Revisiting Silent Reading
Can Silent Reading in the Summer Reduce Socioeconomic Differences in Reading Achievement?
Thomas G. White
James S. Kim
This chapter addresses an important issue for teachers and researchers. The question authors Thomas G. White and James S. Kim ask is whether socioeconomic differences in reading achievement can be reduced by programs that encourage silent reading in the summer months. In the years following school entry, children of low socioeconomic status (SES) lose ground in reading relative to their high-SES counterparts. This widening achievement gap may be largely the result of different rates of learning during the summer months.

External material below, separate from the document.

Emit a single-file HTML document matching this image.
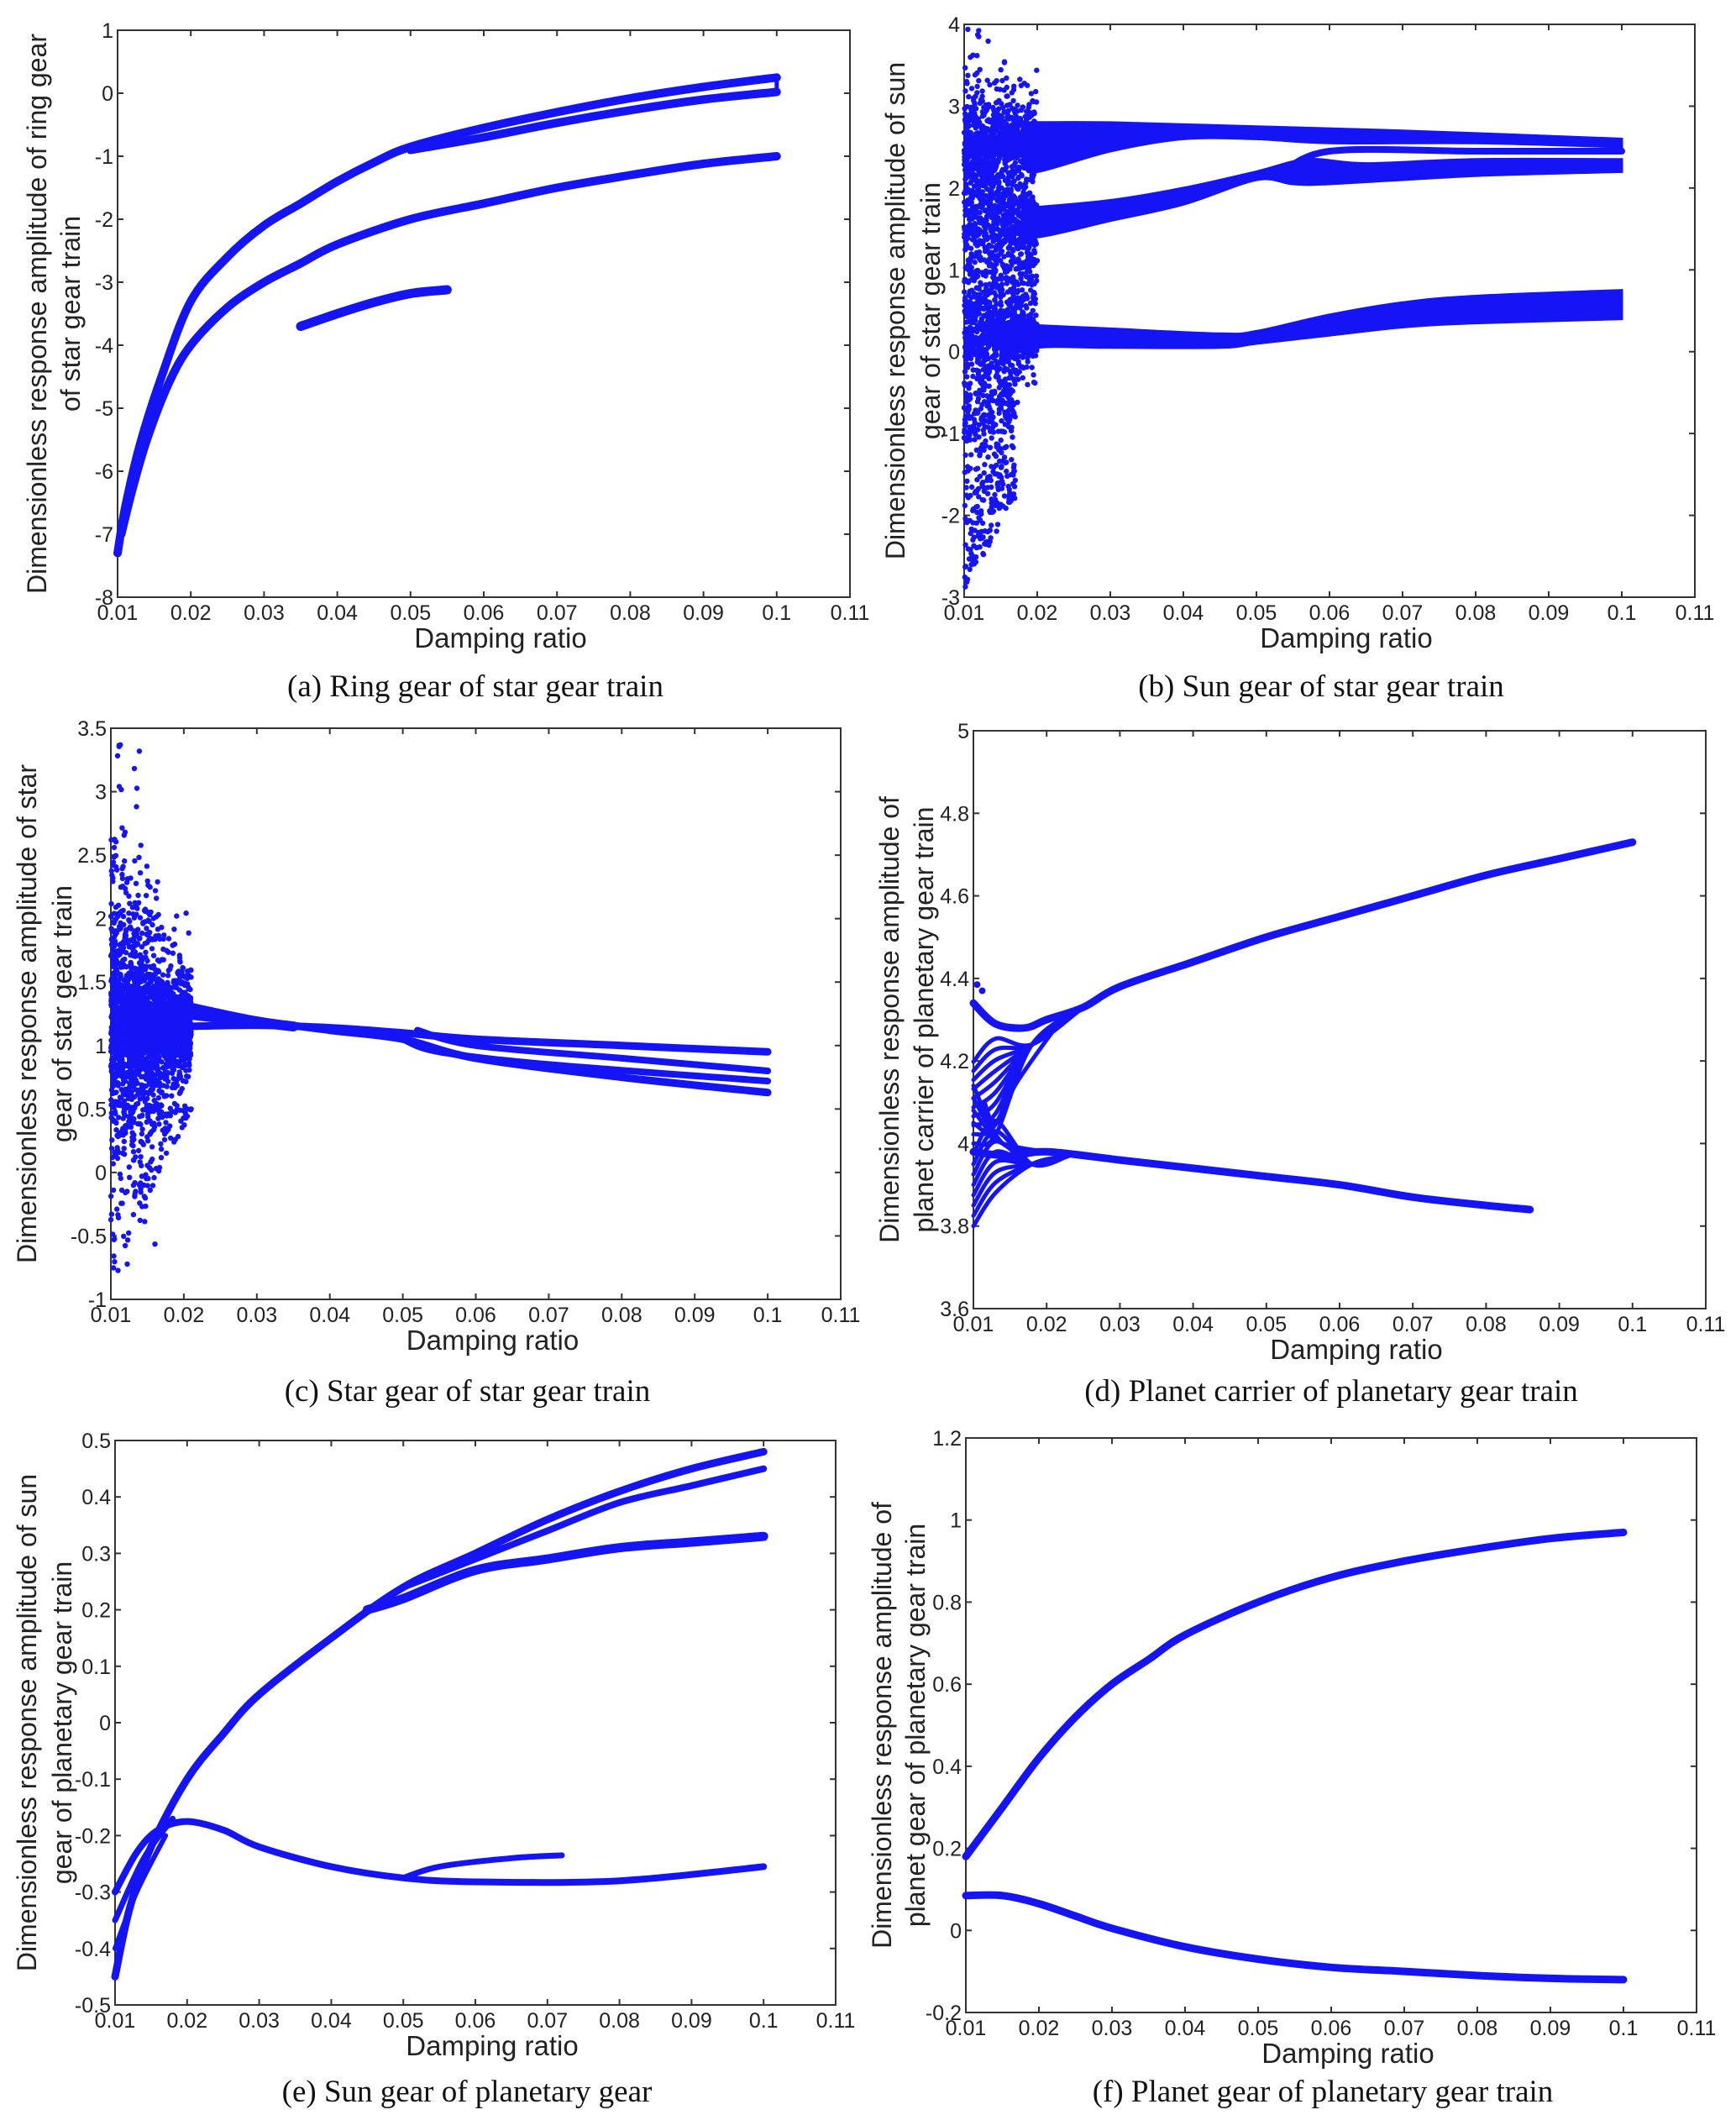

White and Kim explore possible reasons for summer loss and discuss the potential of voluntary summer reading programs for reducing it. After describing two experiments they conducted and some current attempts by school districts to implement programs modeled after theirs, White and Kim reach a cautious conclusion: The overall quality and details of the programs are apt to matter and more research is needed to understand the mechanisms underlying the observed effects.
White, T.G., & Kim, J.S. (2010).
Can Silent Reading in the Summer Reduce Socioeconomic Differences in Reading Achievement?.
In E.H. Hiebert, & D. Reutzel (Eds.), Revisiting Silent Reading (pp. 67-91). Newark, DE: International Reading Association.